TASK OBJECTIVE:
Repeat every line exactly, keeping the pictures out of the copy.

STORED DATA:
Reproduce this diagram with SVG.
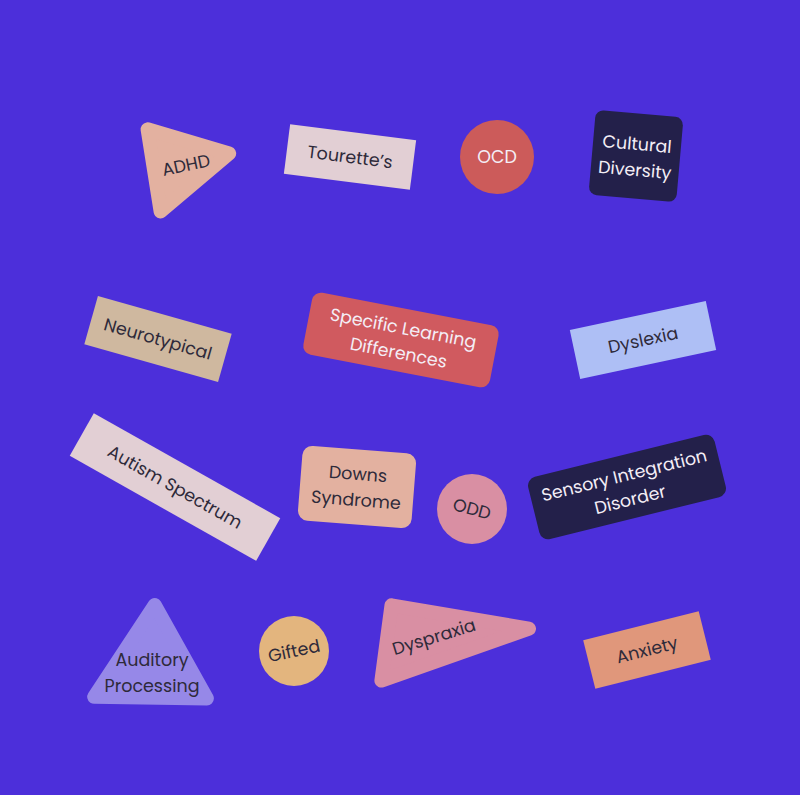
<svg xmlns="http://www.w3.org/2000/svg" width="800" height="795" viewBox="0 0 800 795">
<style>
text{font-family:"Poppins","Inter","Open Sans","Liberation Sans",sans-serif;font-size:17.5px;text-anchor:middle;dominant-baseline:central}
.d{fill:#2e2a3a}
.w{fill:#f4eef6}
.rt{stroke-linejoin:round;stroke-width:14}
</style>
<rect width="800" height="795" fill="#4c2fda"/>
<g id="adhd">
<polygon class="rt" points="147.6,129.3 229.2,153.5 160.6,211.5" fill="#e3b1a0" stroke="#e3b1a0"/>
<text class="d" transform="translate(186,165) rotate(-12)">ADHD</text>
</g>
<g id="tourettes" transform="translate(350,157) rotate(7.2)">
<rect x="-63.5" y="-25" width="127" height="50" fill="#e2cfd4"/>
<text class="d">Tourette’s</text>
</g>
<g id="ocd">
<circle cx="497" cy="157" r="37" fill="#cc5b5a"/>
<text class="w" x="497" y="157">OCD</text>
</g>
<g id="cultural" transform="translate(636,156) rotate(5)">
<rect x="-44" y="-42.5" width="88" height="85" rx="8" fill="#23204a"/>
<text class="w" y="-12">Cultural</text>
<text class="w" y="14">Diversity</text>
</g>
<g id="neurotypical" transform="translate(158,339) rotate(15.8)">
<rect x="-69.5" y="-25" width="139" height="50" fill="#cfb89f"/>
<text class="d">Neurotypical</text>
</g>
<g id="sld" transform="translate(401,340) rotate(10.9)">
<rect x="-95" y="-31.5" width="190" height="63" rx="9" fill="#d05a5f"/>
<text class="w" y="-12">Specific Learning</text>
<text class="w" y="13">Differences</text>
</g>
<g id="dyslexia" transform="translate(643,340) rotate(-12)">
<rect x="-69.5" y="-25" width="139" height="50" fill="#aebff5"/>
<text class="d">Dyslexia</text>
</g>
<g id="autism" transform="translate(175,487) rotate(29.4)">
<rect x="-107" y="-24.5" width="214" height="49" fill="#e2cfd4"/>
<text class="d">Autism Spectrum</text>
</g>
<g id="downs" transform="translate(357,487) rotate(4.5)">
<rect x="-57" y="-37.5" width="114" height="75" rx="10" fill="#e3b1a0"/>
<text class="d" y="-13">Downs</text>
<text class="d" y="13">Syndrome</text>
</g>
<g id="odd">
<circle cx="472" cy="509" r="35" fill="#d98fa3"/>
<text class="d" transform="translate(472,509) rotate(15)">ODD</text>
</g>
<g id="sensory" transform="translate(627,487) rotate(-13.9)">
<rect x="-96" y="-32" width="192" height="64" rx="9" fill="#23204a"/>
<text class="w" y="-12">Sensory Integration</text>
<text class="w" y="13">Disorder</text>
</g>
<g id="auditory">
<polygon class="rt" points="154.7,605 94.2,696.8 206.9,698.5" fill="#9688e8" stroke="#9688e8"/>
<text class="d" x="152" y="660">Auditory</text>
<text class="d" x="152" y="686">Processing</text>
</g>
<g id="gifted">
<circle cx="294" cy="651" r="35" fill="#e3b57e"/>
<text class="d" transform="translate(294,651) rotate(-12)">Gifted</text>
</g>
<g id="dyspraxia">
<polygon class="rt" points="391.5,605.3 529,628.7 381.4,680.6" fill="#d98fa3" stroke="#d98fa3"/>
<text class="d" transform="translate(434,637) rotate(-17)">Dyspraxia</text>
</g>
<g id="anxiety" transform="translate(647,650) rotate(-14)">
<rect x="-59.5" y="-25" width="119" height="50" fill="#e0977b"/>
<text class="d">Anxiety</text>
</g>
</svg>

OUTPUT:
Reproduce this diagram with SVG.
<svg xmlns="http://www.w3.org/2000/svg" width="800" height="795" viewBox="0 0 800 795">
<style>
text{font-family:"Poppins","Inter","Open Sans","Liberation Sans",sans-serif;font-size:17.5px;text-anchor:middle;dominant-baseline:central}
.d{fill:#2e2a3a}
.w{fill:#f4eef6}
.rt{stroke-linejoin:round;stroke-width:14}
</style>
<rect width="800" height="795" fill="#4c2fda"/>
<g id="adhd">
<polygon class="rt" points="147.6,129.3 229.2,153.5 160.6,211.5" fill="#e3b1a0" stroke="#e3b1a0"/>
<text class="d" transform="translate(186,165) rotate(-12)">ADHD</text>
</g>
<g id="tourettes" transform="translate(350,157) rotate(7.2)">
<rect x="-63.5" y="-25" width="127" height="50" fill="#e2cfd4"/>
<text class="d">Tourette’s</text>
</g>
<g id="ocd">
<circle cx="497" cy="157" r="37" fill="#cc5b5a"/>
<text class="w" x="497" y="157">OCD</text>
</g>
<g id="cultural" transform="translate(636,156) rotate(5)">
<rect x="-44" y="-42.5" width="88" height="85" rx="8" fill="#23204a"/>
<text class="w" y="-12">Cultural</text>
<text class="w" y="14">Diversity</text>
</g>
<g id="neurotypical" transform="translate(158,339) rotate(15.8)">
<rect x="-69.5" y="-25" width="139" height="50" fill="#cfb89f"/>
<text class="d">Neurotypical</text>
</g>
<g id="sld" transform="translate(401,340) rotate(10.9)">
<rect x="-95" y="-31.5" width="190" height="63" rx="9" fill="#d05a5f"/>
<text class="w" y="-12">Specific Learning</text>
<text class="w" y="13">Differences</text>
</g>
<g id="dyslexia" transform="translate(643,340) rotate(-12)">
<rect x="-69.5" y="-25" width="139" height="50" fill="#aebff5"/>
<text class="d">Dyslexia</text>
</g>
<g id="autism" transform="translate(175,487) rotate(29.4)">
<rect x="-107" y="-24.5" width="214" height="49" fill="#e2cfd4"/>
<text class="d">Autism Spectrum</text>
</g>
<g id="downs" transform="translate(357,487) rotate(4.5)">
<rect x="-57" y="-37.5" width="114" height="75" rx="10" fill="#e3b1a0"/>
<text class="d" y="-13">Downs</text>
<text class="d" y="13">Syndrome</text>
</g>
<g id="odd">
<circle cx="472" cy="509" r="35" fill="#d98fa3"/>
<text class="d" transform="translate(472,509) rotate(15)">ODD</text>
</g>
<g id="sensory" transform="translate(627,487) rotate(-13.9)">
<rect x="-96" y="-32" width="192" height="64" rx="9" fill="#23204a"/>
<text class="w" y="-12">Sensory Integration</text>
<text class="w" y="13">Disorder</text>
</g>
<g id="auditory">
<polygon class="rt" points="154.7,605 94.2,696.8 206.9,698.5" fill="#9688e8" stroke="#9688e8"/>
<text class="d" x="152" y="660">Auditory</text>
<text class="d" x="152" y="686">Processing</text>
</g>
<g id="gifted">
<circle cx="294" cy="651" r="35" fill="#e3b57e"/>
<text class="d" transform="translate(294,651) rotate(-12)">Gifted</text>
</g>
<g id="dyspraxia">
<polygon class="rt" points="391.5,605.3 529,628.7 381.4,680.6" fill="#d98fa3" stroke="#d98fa3"/>
<text class="d" transform="translate(434,637) rotate(-17)">Dyspraxia</text>
</g>
<g id="anxiety" transform="translate(647,650) rotate(-14)">
<rect x="-59.5" y="-25" width="119" height="50" fill="#e0977b"/>
<text class="d">Anxiety</text>
</g>
</svg>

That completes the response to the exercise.